La transition juste, anticipation ou procrastination ?
En cette fin d’année, la transition juste est au cœur des débats, à la COP24 et en France...
En cette fin d’année, la transition juste est au cœur des débats, en France avec l’émergence du mouvement des gilets jaunes (suite à la volonté du gouvernement d’instaurer une augmentation de la taxation du carburant), comme à la COP24 où la Pologne a invité les chefs d’État à adopter une déclaration ministérielle pour la solidarité et la transition juste.[1] L’occasion de revenir sur ce concept, ses implications et les tentatives d’instrumentalisation qui l’entoure.
[1] https://www.parlament.gv.at/PAKT/EU/XXVI/EU/04/42/EU_44223/imfname_10859196.pdf
Le vrai choix n’est pas l’emploi ou le climat
A la fin des années 1990, ce sont les syndicats qui ont inventé l’expression « transition juste », pour mettre le doigt sur la nécessité de protéger les emplois et les moyens de subsistance des travailleurs et populations locales, vulnérables face aux conséquences négatives involontaires des politiques climatiques.
S’assurer que la transition écologique est juste, c’est donc encourager la création d’emplois de qualité, mais aussi accompagner les transformations de nombreuses filières et sites industriels, pour offrir des alternatives souhaitables aux salariés qui voient leurs activités menacées.
S’assurer que la transition écologique est juste, c’est aussi mettre en place des mesures d’accompagnement pour atténuer les impacts que peuvent avoir les politiques climatiques sur les ménages les plus précaires. C’est précisément ce qu’a échoué à faire le gouvernement français tout en continuant par ailleurs à exonérer des secteurs pourtant très émetteurs de gaz à effet de serre, renforçant ainsi le sentiment d’injustice fiscale, déjà présent dans la société.
La transition juste ne doit pas être une excuse pour freiner l’action climatique
Attention cependant à ne pas tomber dans le piège de reculer sur l’ambition climatique, sous prétexte de protéger le pouvoir d’achat et l’emploi. C’est ce qu’on peut observer avec l’attitude du gouvernement polonais, qui instrumentalise le concept, pour protéger le secteur du charbon et bloquer la transition énergétique. Pourtant, le charbon polonais coute en réalité cher à extraire, les mines ne sont pas rentables et ferment. Le pays importe de plus en plus de charbon de Russie et le secteur lutte pour réaliser des bénéfices, tout en maintenant les prix de l’énergie pour les ménages dans des limites politiquement acceptables.

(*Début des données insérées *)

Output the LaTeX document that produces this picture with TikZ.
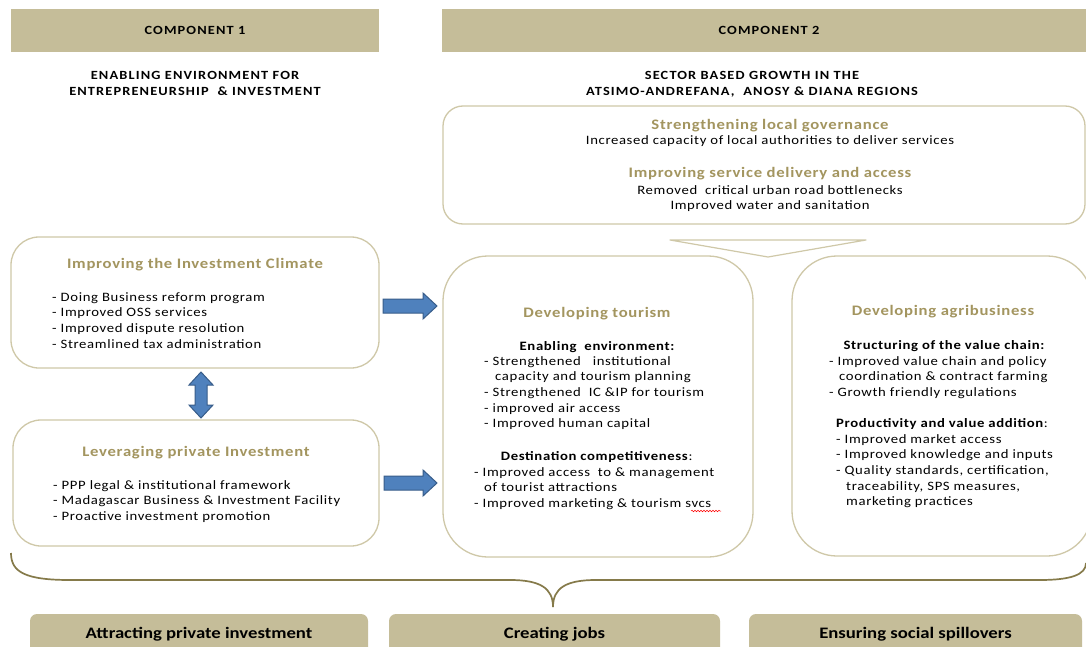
\documentclass[tikz,border=0pt]{standalone}
\usepackage{fontspec}
\setmainfont{Carlito}
\newfontfamily\bodyf[FakeStretch=1.15,LetterSpace=5]{Carlito}
\newfontfamily\hdf[FakeStretch=1.15,LetterSpace=9]{Carlito}
\newfontfamily\ttlf[FakeStretch=1.15,LetterSpace=5]{Carlito}
\newfontfamily\outf[FakeStretch=1.17]{Carlito}
\usetikzlibrary{calc,decorations.pathmorphing}
\definecolor{barc}{HTML}{C5BD99}
\definecolor{boxc}{HTML}{CFC8A8}
\definecolor{ttlc}{HTML}{A3955F}
\definecolor{bracec}{HTML}{857A4A}
\definecolor{arrf}{HTML}{4F81BD}
\definecolor{arrd}{HTML}{385D8A}
\begin{document}
\begin{tikzpicture}[x=1pt,y=-1pt,
 bar/.style={fill=barc, draw=none, inner sep=0},
 box/.style={draw=boxc, line width=1.3pt, inner sep=0},
 hd/.style={font=\hdf\bfseries\fontsize{12.5}{16}\selectfont, align=center, inner sep=0},
 ttl/.style={text=ttlc, font=\ttlf\bfseries\fontsize{14.5}{17}\selectfont, inner sep=0, anchor=base},
 bd/.style={font=\bodyf\fontsize{12.8}{15.7}\selectfont, inner sep=0, align=left, anchor=north west},
 bdc/.style={font=\bodyf\fontsize{12.8}{15.7}\selectfont, inner sep=0, align=center, anchor=north},
 sub/.style={font=\bodyf\bfseries\fontsize{12.8}{15.7}\selectfont, inner sep=0, anchor=base},
 outc/.style={font=\outf\bfseries\fontsize{16}{18}\selectfont, inner sep=0},
 blk/.style={fill=arrf, draw=arrd, line width=1pt, line join=miter},
]
\clip (0,0) rectangle (1086,647);
\fill[white] (0,0) rectangle (1086,647);

% component bars
\node[bar, hd, minimum width=368, minimum height=43] (c1) at (195,30.5) {COMPONENT 1};
\node[bar, minimum width=654, minimum height=43] (c2) at (769,30.5) {};
\node[hd] (c2t) at (769,30.5) {COMPONENT 2};

\node[hd, anchor=north] (h1) at (195,67.8) {\strut ENABLING ENVIRONMENT FOR\\ENTREPRENEURSHIP \ \& INVESTMENT};
\node[hd, anchor=north] (h2) at (752,67.8) {\strut SECTOR BASED GROWTH IN THE\\ATSIMO-ANDREFANA, \ ANOSY \& DIANA REGIONS};

% governance box
\node[box, rounded corners=20, minimum width=642, minimum height=118] (gov) at (764,165) {};
\node[ttl] (gt1) at (770,130) {Strengthening local governance};
\node[sub, font=\bodyf\fontsize{12.8}{15.7}\selectfont] (gb1) at (770,145) {Increased capacity of local authorities to deliver services};
\node[ttl] (gt2) at (770,178) {Improving service delivery and access};
\node[bdc] (gb2) at (770,183) {\strut Removed \ critical urban road bottlenecks\\Improved water and sanitation};

% chevron
\draw[boxc, line width=1.2pt, line join=round] (670,240) -- (866,240) -- (768,257) -- cycle;

% investment climate
\node[box, rounded corners=28, minimum width=368, minimum height=131] (clim) at (195,302.5) {};
\node[ttl] (clt) at (195,268) {Improving the Investment Climate};
\node[bd] (clb) at (52,290) {\strut - Doing Business reform program\\- Improved OSS services\\- Improved dispute resolution\\- Streamlined tax administration};

% leveraging
\node[box, rounded corners=28, minimum width=366, minimum height=126] (lev) at (196,483) {};
\node[ttl] (lvt) at (196,456) {Leveraging private Investment};
\node[bd] (lvb) at (53,478) {\strut - PPP legal \& institutional framework\\- Madagascar Business \& Investment Facility\\- Proactive investment promotion};

% tourism
\node[box, rounded corners=45, minimum width=310, minimum height=301] (tour) at (598,406.5) {};
\node[ttl] (tot) at (597,317) {Developing tourism};
\node[sub] (tos1) at (597,350) {Enabling \ environment:};
\node[bd] (tob1) at (484,354) {\strut - Strengthened \ \ institutional\\\hspace*{11pt}capacity and tourism planning\\- Strengthened \ IC \&IP for tourism\\- improved air access\\- Improved human capital};
\node[sub] (tos2) at (597,460) {Destination competitiveness\textmd{:}};
\node[bd] (tob2) at (474,465) {\strut - Improved access \ to \& management\\\hspace*{10pt}of tourist attractions\\- Improved marketing \& tourism svcs};
\draw[red, line width=0.5pt, decorate, decoration={snake, amplitude=0.8pt, segment length=3pt}] (691,511) -- (721,511);

% agribusiness
\node[box, rounded corners=45, minimum width=300, minimum height=300] (agri) at (942,406) {};
\node[ttl] (agt) at (943,315) {Developing agribusiness};
\node[sub] (ags1) at (944,349) {Structuring of the value chain:};
\node[bd] (agb1) at (829,354) {\strut - Improved value chain and policy\\\hspace*{10pt}coordination \& contract farming\\- Growth friendly regulations};
\node[sub, anchor=base west] (ags2) at (836,427) {Productivity and value addition\textmd{:}};
\node[bd] (agb2) at (836,432) {\strut - Improved market access\\- Improved knowledge and inputs\\- Quality standards, certification,\\\hspace*{10pt}traceability, SPS measures,\\\hspace*{10pt}marketing practices};

% block arrows
\coordinate (a1) at (383,306);
\draw[blk] (a1) ++(0,-7) -- ++(40,0) -- ++(0,-6) -- ++(14,13) -- ++(-14,13) -- ++(0,-6) -- ++(-40,0) -- cycle;
\coordinate (a2) at (384,483);
\draw[blk] (a2) ++(0,-7) -- ++(39,0) -- ++(0,-6) -- ++(14,13) -- ++(-14,13) -- ++(0,-6) -- ++(-39,0) -- cycle;
\coordinate (a3) at (201,372);
\draw[blk] (a3) -- ++(12,13) -- ++(-6,0) -- ++(0,20) -- ++(6,0) -- ++(-12,13) -- ++(-12,-13) -- ++(6,0) -- ++(0,-20) -- ++(-6,0) -- cycle;

% brace
\coordinate (bl) at (11,553);
\coordinate (bt) at (553,607);
\coordinate (br) at (1086,563);
\draw[bracec, line width=1.7pt] (bl) .. controls (11,572) and (25,580) .. (70,580) -- (510,580) .. controls (540,580) and (553,588) .. (bt);
\draw[bracec, line width=1.7pt] (bt) .. controls (553,588) and (566,580) .. (596,580) -- (1040,580) .. controls (1070,580) and (1086,575) .. (br);

% outcome bars
\node[bar, outc, rounded corners=7, minimum width=338, minimum height=40] (o1) at (199,634) {Attracting private investment};
\node[bar, outc, rounded corners=7, minimum width=331, minimum height=40] (o2) at (554.5,634) {Creating jobs};
\node[bar, outc, rounded corners=7, minimum width=333, minimum height=40] (o3) at (915.5,634) {Ensuring social spillovers};
\end{tikzpicture}
\end{document}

C’est aussi ce qu’on peut aussi observer avec le gouvernement français, qui recule sur la taxation du carburant en réponse aux gilets jaunes. Cette mesure n’était pas suivie de mesures d’accompagnement et de mesures structurantes, pour faire face à la hausse des prix de l’énergie et sortir de la dépendance aux énergies fossiles. Elle a ainsi contribué à mener à cette situation. Mais on ne peut pas tout simplement mettre de côté la taxation du carbone. C’est un élément central de la fiscalité écologique nécessaire pour accélérer les changements et financer la transition. Elle doit cependant n’exonérer aucun secteur, surtout des secteurs qui aujourd’hui, contribuent de manière importante au dérèglement du climat comme l’aérien et le transport routier de marchandises et comporter des mesures d’accompagnement pour les ménages les plus précaires.
Le Secrétaire général de l’ONU l’a répété après la publication du dernier rapport du GIEC : il ne nous reste plus que deux ans pour changer de cap et baisser radicalement nos émissions de gaz à effet de serre. Chaque jour d’inaction réduit notre marche de manœuvre et notre capacité d’adaptation pour se réorganiser. Chaque jour d’inaction condamne de nouvelles personnes, qui sont déjà et seront victimes des impacts du dérèglement du climat.
Le changement radical de nos modes de production et de consommation est inévitable. La question est : jusqu’à quand attendra-t-on pour l’enclencher ? Plus on attend, plus les chocs seront difficiles à absorber par les sociétés et moins on sera en capacité d’accompagner socialement les populations vulnérables. Pour construire des propositions répondant à la fois au court et au moyen terme, la transition juste exige de l’anticipation, et non de la procrastination.